Ouest France
4 novembre 1998
La pièce de Victor Hugo au Théâtre de Cornouaille
L'amour fou de Marion de Lorme
Le Théâtre de Cornouaille accueille jeudi et vendredi Marion de Lorme, pièce de Victor Hugo mise en scène par Éric Vigner, le directeur du Centre dramatique de Lorient. Loin des effusions romantiques, il restitue toute la force et les audaces de Hugo dans une mise en scène puissante, décalée et dépouillée.
Marion de Lorme, c'est un peu les Trois Mousquetaires. En moins drôle, sans doute, et en moins agité. S'il est question d'un duel, les épées restent au fourreau. Mais l'histoire se passe de la même façon sous le règne de Louis XIII, et de son éminence rouge, Richelieu. Sous ce régime de fer, une belle courtisane, Marion de Lorme, multiplie les aventures. La belle n'a pas un coeur de pierre. Elle tombe éperdument amoureuse d'un jeune homme pur et naïf, nommé Didier. Amour contrarié par le pouvoir, étouffé par une société bloquée.
Cette pièce de trois heures, écrite toute en vers, a été rédigée en trois semaines par Victor Hugo. Cela dit en passant. Il est comme ça, Victor. Il réfléchit un peu, il taille une plume, et il rédige Marion de Lorme. Trois semaines après, l'affaire est bâchée, il passe à autre chose. Bon.
La pièce est immédiatement interdite. Charles X, roi de la reprise en main au début du XIXe , a peur qu'on le reconnaisse dans le personnage de Louis XIII. Victor Hugo, en effet, ridiculise Louis XIII. Et l'auteur refuse, malgré la pression de la censure, de peindre un roi aimable, souriant, travailleur, compatissant, honnête, etc. Pour lui, le régime de Louis XIII est liberticide. Point. Il faudra attendre l'explosion de 1830 pour que la pièce soit montée. "C'est possible, dit Victor Hugo, aujourd'hui que Charles X est plus oublié que Louis XIII".
Éric Vigner, le metteur en scène de ce spectacle, est directeur du Centre dramatique de Bretagne, à Lorient, depuis 1995. Né à Rennes en 1960, il a été plasticien et acteur avant de devenir l'un des scénographes les plus originaux de la nouvelle génération. Il se passionne aussi bien pour le théâtre classique que pour le contemporain, montant avec autant d'audace Corneille et Marguerite Duras. Ses mises en scène sont dépouillées, très belles, souvent décalées et ironiques.

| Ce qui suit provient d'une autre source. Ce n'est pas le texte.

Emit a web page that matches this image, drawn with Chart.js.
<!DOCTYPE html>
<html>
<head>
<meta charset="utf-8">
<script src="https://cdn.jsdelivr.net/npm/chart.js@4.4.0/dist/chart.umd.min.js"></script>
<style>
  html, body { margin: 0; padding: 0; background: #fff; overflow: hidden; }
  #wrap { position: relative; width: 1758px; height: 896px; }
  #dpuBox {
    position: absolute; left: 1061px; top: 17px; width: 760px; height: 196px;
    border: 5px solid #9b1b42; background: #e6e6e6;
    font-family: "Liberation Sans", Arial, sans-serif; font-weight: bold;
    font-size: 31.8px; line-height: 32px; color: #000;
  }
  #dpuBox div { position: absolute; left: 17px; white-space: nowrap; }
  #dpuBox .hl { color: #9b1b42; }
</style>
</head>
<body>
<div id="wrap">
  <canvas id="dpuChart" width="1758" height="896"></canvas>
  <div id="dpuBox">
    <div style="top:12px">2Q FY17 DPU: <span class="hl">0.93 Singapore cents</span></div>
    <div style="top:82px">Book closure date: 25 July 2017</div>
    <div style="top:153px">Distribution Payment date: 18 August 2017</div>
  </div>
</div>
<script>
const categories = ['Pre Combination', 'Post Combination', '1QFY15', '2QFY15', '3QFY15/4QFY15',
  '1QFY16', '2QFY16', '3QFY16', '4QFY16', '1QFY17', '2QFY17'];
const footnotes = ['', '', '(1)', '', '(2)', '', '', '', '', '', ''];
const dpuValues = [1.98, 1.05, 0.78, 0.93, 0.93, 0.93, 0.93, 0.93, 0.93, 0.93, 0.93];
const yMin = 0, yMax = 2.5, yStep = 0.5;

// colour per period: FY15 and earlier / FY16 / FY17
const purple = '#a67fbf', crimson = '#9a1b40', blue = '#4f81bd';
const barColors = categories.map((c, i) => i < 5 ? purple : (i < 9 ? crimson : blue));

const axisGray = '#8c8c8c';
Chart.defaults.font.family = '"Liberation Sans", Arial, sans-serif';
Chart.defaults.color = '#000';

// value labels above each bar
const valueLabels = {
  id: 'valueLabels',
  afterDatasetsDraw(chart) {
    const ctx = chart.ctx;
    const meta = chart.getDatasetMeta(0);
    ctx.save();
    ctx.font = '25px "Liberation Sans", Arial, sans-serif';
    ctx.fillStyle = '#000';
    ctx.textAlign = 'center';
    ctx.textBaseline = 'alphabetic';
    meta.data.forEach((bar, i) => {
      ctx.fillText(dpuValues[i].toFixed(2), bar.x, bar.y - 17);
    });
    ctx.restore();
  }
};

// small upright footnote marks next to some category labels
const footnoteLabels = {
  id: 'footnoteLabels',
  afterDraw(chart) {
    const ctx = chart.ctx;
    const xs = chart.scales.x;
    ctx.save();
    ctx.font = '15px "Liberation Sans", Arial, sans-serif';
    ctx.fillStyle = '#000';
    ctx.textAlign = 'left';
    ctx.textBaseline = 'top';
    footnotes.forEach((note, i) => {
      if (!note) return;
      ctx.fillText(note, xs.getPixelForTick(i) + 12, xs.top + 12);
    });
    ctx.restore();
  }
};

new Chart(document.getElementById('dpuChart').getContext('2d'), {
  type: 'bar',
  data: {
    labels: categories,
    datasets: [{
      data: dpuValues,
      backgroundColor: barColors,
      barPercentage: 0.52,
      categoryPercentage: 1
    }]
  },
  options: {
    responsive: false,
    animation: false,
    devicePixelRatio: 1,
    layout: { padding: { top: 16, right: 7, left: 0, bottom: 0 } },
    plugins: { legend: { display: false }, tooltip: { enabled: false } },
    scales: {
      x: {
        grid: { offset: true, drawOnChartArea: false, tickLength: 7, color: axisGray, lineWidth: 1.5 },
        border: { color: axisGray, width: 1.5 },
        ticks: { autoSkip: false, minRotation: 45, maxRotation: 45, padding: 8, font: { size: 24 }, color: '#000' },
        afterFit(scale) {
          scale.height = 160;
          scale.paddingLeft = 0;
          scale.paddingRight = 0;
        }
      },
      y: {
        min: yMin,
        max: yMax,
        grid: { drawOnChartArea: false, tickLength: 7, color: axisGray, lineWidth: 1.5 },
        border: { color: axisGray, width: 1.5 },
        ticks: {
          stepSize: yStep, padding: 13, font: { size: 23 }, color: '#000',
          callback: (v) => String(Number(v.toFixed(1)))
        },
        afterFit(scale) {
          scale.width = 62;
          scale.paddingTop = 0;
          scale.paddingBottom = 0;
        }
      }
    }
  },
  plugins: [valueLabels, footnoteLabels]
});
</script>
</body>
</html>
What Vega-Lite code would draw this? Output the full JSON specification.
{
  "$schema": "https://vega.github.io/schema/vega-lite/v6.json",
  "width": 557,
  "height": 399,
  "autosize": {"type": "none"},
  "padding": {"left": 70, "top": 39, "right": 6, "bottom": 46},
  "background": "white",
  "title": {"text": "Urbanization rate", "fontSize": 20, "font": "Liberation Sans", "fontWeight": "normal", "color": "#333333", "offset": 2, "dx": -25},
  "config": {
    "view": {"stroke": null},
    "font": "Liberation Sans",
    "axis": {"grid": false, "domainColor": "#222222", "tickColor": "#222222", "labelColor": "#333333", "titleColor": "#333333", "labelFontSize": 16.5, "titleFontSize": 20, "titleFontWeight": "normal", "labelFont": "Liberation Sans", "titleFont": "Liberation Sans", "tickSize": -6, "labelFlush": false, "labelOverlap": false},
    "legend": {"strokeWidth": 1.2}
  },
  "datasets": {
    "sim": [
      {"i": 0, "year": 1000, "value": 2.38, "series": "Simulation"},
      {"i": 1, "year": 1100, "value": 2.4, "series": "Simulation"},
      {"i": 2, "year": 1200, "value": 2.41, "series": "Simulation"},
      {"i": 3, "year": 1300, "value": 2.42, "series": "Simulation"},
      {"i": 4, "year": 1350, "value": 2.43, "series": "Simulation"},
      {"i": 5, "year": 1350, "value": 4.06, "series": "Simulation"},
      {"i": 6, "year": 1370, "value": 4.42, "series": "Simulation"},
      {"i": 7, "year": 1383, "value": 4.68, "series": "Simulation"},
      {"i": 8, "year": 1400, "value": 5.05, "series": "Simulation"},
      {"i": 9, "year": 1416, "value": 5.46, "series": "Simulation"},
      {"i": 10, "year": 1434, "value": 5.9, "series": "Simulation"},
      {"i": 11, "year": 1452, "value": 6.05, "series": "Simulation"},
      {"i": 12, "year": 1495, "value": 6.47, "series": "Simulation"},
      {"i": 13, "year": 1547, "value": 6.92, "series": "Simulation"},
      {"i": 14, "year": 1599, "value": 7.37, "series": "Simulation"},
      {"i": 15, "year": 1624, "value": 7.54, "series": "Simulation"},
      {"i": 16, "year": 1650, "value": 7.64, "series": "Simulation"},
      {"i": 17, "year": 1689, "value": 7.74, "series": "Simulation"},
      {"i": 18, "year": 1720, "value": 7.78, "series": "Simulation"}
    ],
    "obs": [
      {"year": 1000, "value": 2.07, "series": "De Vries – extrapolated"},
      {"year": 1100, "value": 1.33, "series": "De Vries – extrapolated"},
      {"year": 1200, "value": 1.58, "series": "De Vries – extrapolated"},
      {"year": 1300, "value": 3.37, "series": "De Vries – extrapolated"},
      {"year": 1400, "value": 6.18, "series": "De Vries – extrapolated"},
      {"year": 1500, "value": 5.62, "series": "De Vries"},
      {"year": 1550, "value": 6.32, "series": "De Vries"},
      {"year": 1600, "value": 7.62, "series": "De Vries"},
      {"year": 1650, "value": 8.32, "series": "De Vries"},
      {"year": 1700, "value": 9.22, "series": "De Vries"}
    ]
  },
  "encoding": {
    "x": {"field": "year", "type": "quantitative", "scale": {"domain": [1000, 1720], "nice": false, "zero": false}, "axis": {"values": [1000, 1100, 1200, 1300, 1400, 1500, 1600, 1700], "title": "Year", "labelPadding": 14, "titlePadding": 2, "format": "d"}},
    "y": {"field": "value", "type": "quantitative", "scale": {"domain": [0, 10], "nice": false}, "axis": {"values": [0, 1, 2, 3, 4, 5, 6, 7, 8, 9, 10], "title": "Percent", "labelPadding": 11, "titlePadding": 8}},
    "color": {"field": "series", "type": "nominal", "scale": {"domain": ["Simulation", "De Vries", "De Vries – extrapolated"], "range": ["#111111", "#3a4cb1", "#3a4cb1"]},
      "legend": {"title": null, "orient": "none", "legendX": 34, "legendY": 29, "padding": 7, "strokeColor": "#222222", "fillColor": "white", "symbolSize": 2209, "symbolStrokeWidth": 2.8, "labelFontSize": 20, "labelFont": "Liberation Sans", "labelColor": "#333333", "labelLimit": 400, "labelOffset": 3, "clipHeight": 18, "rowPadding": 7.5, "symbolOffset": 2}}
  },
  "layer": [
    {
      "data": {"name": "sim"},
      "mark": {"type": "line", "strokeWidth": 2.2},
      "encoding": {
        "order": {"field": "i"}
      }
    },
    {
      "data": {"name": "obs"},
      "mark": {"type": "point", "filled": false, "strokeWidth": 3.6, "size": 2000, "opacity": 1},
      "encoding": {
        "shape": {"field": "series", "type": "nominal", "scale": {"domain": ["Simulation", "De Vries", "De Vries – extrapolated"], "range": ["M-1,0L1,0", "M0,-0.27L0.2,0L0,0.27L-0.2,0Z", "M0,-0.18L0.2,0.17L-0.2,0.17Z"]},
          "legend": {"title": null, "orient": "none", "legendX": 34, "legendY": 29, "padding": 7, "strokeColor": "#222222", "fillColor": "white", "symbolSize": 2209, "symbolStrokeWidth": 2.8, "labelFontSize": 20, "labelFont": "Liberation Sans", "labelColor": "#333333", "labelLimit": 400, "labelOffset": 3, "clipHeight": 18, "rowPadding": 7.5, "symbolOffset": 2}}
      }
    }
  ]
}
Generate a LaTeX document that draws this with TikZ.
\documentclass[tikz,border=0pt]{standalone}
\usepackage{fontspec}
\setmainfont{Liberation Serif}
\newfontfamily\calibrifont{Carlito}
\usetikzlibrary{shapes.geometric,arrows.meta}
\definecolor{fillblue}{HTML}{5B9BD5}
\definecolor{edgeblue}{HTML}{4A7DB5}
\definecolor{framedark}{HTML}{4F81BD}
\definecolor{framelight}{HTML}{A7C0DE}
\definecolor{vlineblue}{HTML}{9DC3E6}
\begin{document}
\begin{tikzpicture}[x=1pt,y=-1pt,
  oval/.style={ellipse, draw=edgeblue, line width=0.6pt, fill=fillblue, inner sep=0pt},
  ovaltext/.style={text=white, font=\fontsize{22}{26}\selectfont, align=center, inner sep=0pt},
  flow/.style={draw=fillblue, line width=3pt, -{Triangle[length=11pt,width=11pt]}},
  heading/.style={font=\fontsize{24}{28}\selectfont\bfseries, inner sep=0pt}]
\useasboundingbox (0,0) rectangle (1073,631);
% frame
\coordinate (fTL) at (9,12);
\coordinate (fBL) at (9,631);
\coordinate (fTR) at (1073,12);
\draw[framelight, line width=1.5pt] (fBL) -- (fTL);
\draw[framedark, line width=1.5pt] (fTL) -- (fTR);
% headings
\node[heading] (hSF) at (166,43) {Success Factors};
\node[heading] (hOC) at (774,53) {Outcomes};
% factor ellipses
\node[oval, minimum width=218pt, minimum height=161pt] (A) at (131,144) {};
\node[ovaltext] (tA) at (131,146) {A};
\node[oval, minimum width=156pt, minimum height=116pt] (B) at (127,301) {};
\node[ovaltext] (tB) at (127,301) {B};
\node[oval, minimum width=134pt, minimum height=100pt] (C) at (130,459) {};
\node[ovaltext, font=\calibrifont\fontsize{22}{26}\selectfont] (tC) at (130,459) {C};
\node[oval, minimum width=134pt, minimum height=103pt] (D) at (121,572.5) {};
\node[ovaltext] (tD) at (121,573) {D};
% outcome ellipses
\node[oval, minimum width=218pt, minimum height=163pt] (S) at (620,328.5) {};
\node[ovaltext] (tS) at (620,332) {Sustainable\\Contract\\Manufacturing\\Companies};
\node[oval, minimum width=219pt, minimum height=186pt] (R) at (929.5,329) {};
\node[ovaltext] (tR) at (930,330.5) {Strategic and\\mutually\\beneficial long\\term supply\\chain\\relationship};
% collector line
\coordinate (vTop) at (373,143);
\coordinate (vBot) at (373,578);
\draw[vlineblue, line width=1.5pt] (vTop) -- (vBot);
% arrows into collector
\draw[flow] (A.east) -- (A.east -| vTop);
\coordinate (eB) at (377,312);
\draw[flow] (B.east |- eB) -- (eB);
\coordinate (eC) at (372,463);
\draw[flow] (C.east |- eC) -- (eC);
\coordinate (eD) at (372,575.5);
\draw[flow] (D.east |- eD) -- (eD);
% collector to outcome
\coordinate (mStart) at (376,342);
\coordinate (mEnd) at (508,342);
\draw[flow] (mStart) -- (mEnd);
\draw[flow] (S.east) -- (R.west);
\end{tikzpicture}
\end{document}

Leur force est de rendre la primauté au texte, que l'on a parfois trop tendance à noyer sous des jeux de scène spectaculaires.
Éric Vigner explique ses choix dans une interview à Libération : "Je pense souvent au mot de Duras affirmant qu'il faut dire le théâtre plutôt que le jouer. Le théâtre de Hugo est avant tout de la poésie et c'est à chaque spectateur de se faire son propre théâtre." Cette mise en scène de Marion de Lorme est une grosse affaire : quatorze acteurs en scène durant trois heures, de même que le Quatuor Mattheus qui ponctue l'action de valses et de musique baroque. La pièce a été jouée à Lorient, au Quartz et au Théâtre de la Ville à Paris.